Some clarification on rvalue references
First: where are std::move
and std::forward
defined? I know what they do, but I can't find proof that any standard header is required to include them. In gcc44 sometimes std::move
is available, and sometimes its not, so a definitive include directive would be useful.
When implementing move semantics, the source is presumably left in an undefined state. Should this state necessarily be a valid state for the object? Obviously, you need to be able to call the object's destructor, and be able to assign 开发者_如何学Goto it by whatever means the class exposes. But should other operations be valid? I suppose what I'm asking is, if your class guarantees certain invariants, should you strive to enforce those invariants when the user has said they don't care about them anymore?
Next: when you don't care about move semantics, are there any limitations that would cause a non-const reference to be preferred over an rvalue reference when dealing with function parameters? void function(T&);
over void function(T&&);
From a caller's perspective, being able to pass functions temporary values is occasionally useful, so it seems as though one should grant that option whenever it is feasible to do so. And rvalue references are themselves lvalues, so you can't inadvertently call a move-constructor instead of a copy-constructor, or something like that. I don't see a downside, but I'm sure there is one.
Which brings me to my final question. You still can not bind temporaries to non-const references. But you can bind them to non-const rvalue references. And you can then pass along that reference as a non-const reference in another function.
void function1(int& r) { r++; }
void function2(int&& r) { function1(r); }
int main() {
function1(5); //bad
function2(5); //good
}
Besides the fact that it doesn't do anything, is there anything wrong with that code? My gut says of course not, since changing rvalue references is kind of the whole point to their existence. And if the passed value is legitimately const, the compiler will catch it and yell at you. But by all appearances, this is a runaround of a mechanism that was presumably put in place for a reason, so I'd just like confirmation that I'm not doing anything foolish.
First: where are std::move and std::forward defined?
See 20.3
Utility components, <utility>
.
When implementing move semantics, the source is presumably left in an undefined state. Should this state necessarily be a valid state for the object?
Obviously, the object should still be destructibly. But further than that, I think it's a good idea to be still assignable. The Standard says for objects that satisfy "MoveConstructible" and "MoveAssignable":
[ Note: rv remains a valid object. Its state is unspecified. — end note ]

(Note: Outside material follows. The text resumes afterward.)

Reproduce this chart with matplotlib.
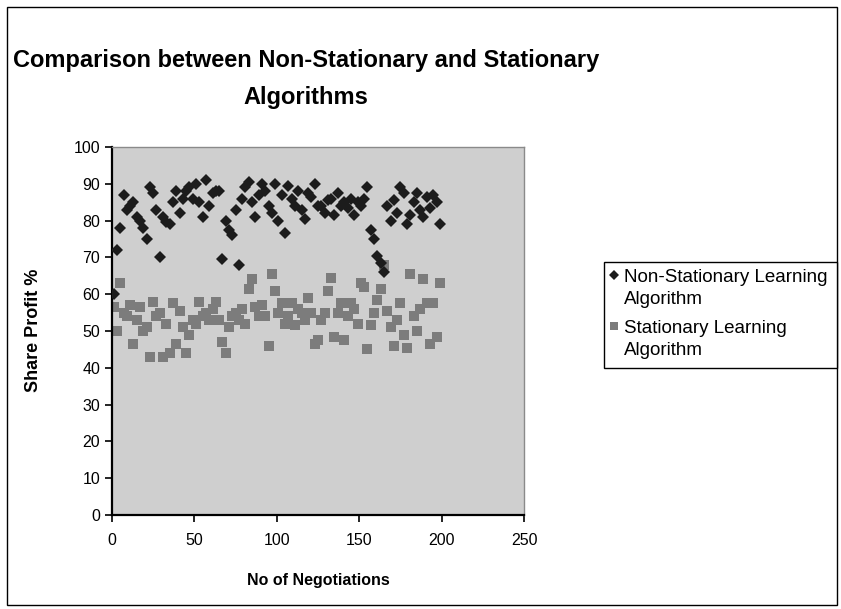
import matplotlib
matplotlib.use("Agg")
import matplotlib.pyplot as plt
from matplotlib.patches import Rectangle
from matplotlib.lines import Line2D

plt.rcParams['font.family'] = ['Liberation Sans', 'DejaVu Sans']

negotiations = list(range(1, 200, 2))

non_stationary = [
    60, 72, 78, 87, 83, 84, 85, 81, 80, 78,
    75, 89, 87.5, 83, 70, 81, 79.5, 79, 85, 88,
    82, 86, 88, 89, 86, 90, 85, 81, 91, 84,
    87.5, 88, 88, 69.5, 80, 77.5, 76, 83, 68, 86,
    89, 90.5, 85, 81, 87, 90, 88, 84, 82, 90,
    80, 87, 76.5, 89.5, 86, 84, 88, 83, 80.5, 87.5,
    86.5, 90, 84, 84, 82, 85.5, 86, 81.5, 87.5, 84,
    85, 83.5, 86, 81.5, 85, 84, 86, 89, 77.5, 75,
    70.5, 68.5, 66, 84, 80, 85.5, 82, 89, 87.5, 79,
    81.5, 85, 87.5, 83, 81, 86.5, 83.5, 87, 85, 79,
]

stationary = [
    56.5, 50, 63, 55, 54, 57, 46.5, 53, 56.5, 50,
    51, 43, 58, 54, 55, 43, 52, 44, 57.5, 46.5,
    55.5, 51, 44, 49, 53, 52, 58, 54, 55, 53,
    56, 58, 53, 47, 44, 51, 54, 55, 53, 56,
    52, 61.5, 64, 56.5, 54, 57, 54, 46, 65.5, 61,
    55, 57.5, 52, 54, 57.5, 51.5, 56, 55, 53, 59,
    55, 46.5, 47.5, 53, 55, 61, 64.5, 48.5, 55, 57.5,
    47.5, 54, 57.5, 56, 52, 63, 62, 45, 51.5, 55,
    58.5, 61.5, 68, 55.5, 51, 46, 53, 57.5, 49, 45.5,
    65.5, 54, 50, 56, 64, 57.5, 46.5, 57.5, 48.5, 63,
]

series_labels = ["Non-Stationary Learning\nAlgorithm", "Stationary Learning\nAlgorithm"]
x_ticks = [0, 50, 100, 150, 200, 250]
y_ticks = list(range(0, 101, 10))

W, H = 841, 609


def fx(px):
    return px / W


def fy(py):
    return 1 - py / H


fig = plt.figure(figsize=(8.41, 6.09), dpi=100)
fig.patch.set_facecolor('white')

# outer chart border
fig.add_artist(Rectangle((fx(7), fy(605)), 830 / W, 598 / H,
                         transform=fig.transFigure, fill=False,
                         edgecolor='black', linewidth=1.0))

ax = fig.add_axes([fx(112), fy(515), 412 / W, 368 / H])
ax.set_facecolor('#cfcfcf')

ax.plot(negotiations, non_stationary, linestyle='none', marker='D',
        markersize=6.6, color='#1c1c1c', markeredgewidth=0, zorder=3)
ax.plot(negotiations, stationary, linestyle='none', marker='s',
        markersize=6.8, color='#7c7c7c', markeredgewidth=0, zorder=2)

ax.set_xlim(0, 250)
ax.set_ylim(0, 100)
ax.set_xticks(x_ticks)
ax.set_yticks(y_ticks)
ax.tick_params(axis='both', direction='out', length=5, width=1.2, labelsize=11.5, colors='black')
ax.tick_params(axis='x', pad=8)
for s in ['top', 'right']:
    ax.spines[s].set_color('#8a8a8a')
    ax.spines[s].set_linewidth(1.0)
for s in ['left', 'bottom']:
    ax.spines[s].set_color('black')
    ax.spines[s].set_linewidth(1.6)

fig.text(fx(318), fy(581), "No of Negotiations", ha='center', va='center',
         fontsize=11.5, fontweight='bold')
fig.text(fx(33), fy(330), "Share Profit %", ha='center', va='center',
         rotation=90, fontsize=13, fontweight='bold')
fig.text(fx(306), fy(79), "Comparison between Non-Stationary and Stationary\nAlgorithms",
         ha='center', va='center', fontsize=17, fontweight='bold', linespacing=1.75)

# legend (markers aligned with first line of each entry, as in the original)
fig.add_artist(Rectangle((fx(604), fy(368)), 233 / W, 106 / H,
                         transform=fig.transFigure, facecolor='white',
                         edgecolor='black', linewidth=1.0, zorder=5))
legend_marker = ['D', 's']
legend_color = ['#1c1c1c', '#7c7c7c']
legend_msize = [5, 5.5]
legend_top = [275, 326]
for lab, mk, col, ms, ty in zip(series_labels, legend_marker, legend_color, legend_msize, legend_top):
    fig.add_artist(Line2D([fx(614)], [fy(ty)], transform=fig.transFigure, linestyle='none',
                          marker=mk, markersize=ms, color=col, markeredgewidth=0, zorder=6))
    fig.text(fx(624), fy(ty - 6), lab, ha='left', va='top', fontsize=13.5,
             linespacing=1.4, zorder=6)

fig.savefig("out.png", dpi=100, facecolor='white')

This would mean, I think, that the object can still participate in any operation that doesn't state any precondition. This includes CopyConstructible, CopyAssignable, Destructible and other things. Notice that this won't require anything for your own objects from a core language perspective. The requirements only take place once you touch Standard library components that state these requirements.
Next: when you don't care about move semantics, are there any limitations that would cause a non-const reference to be preferred over an rvalue reference when dealing with function parameters?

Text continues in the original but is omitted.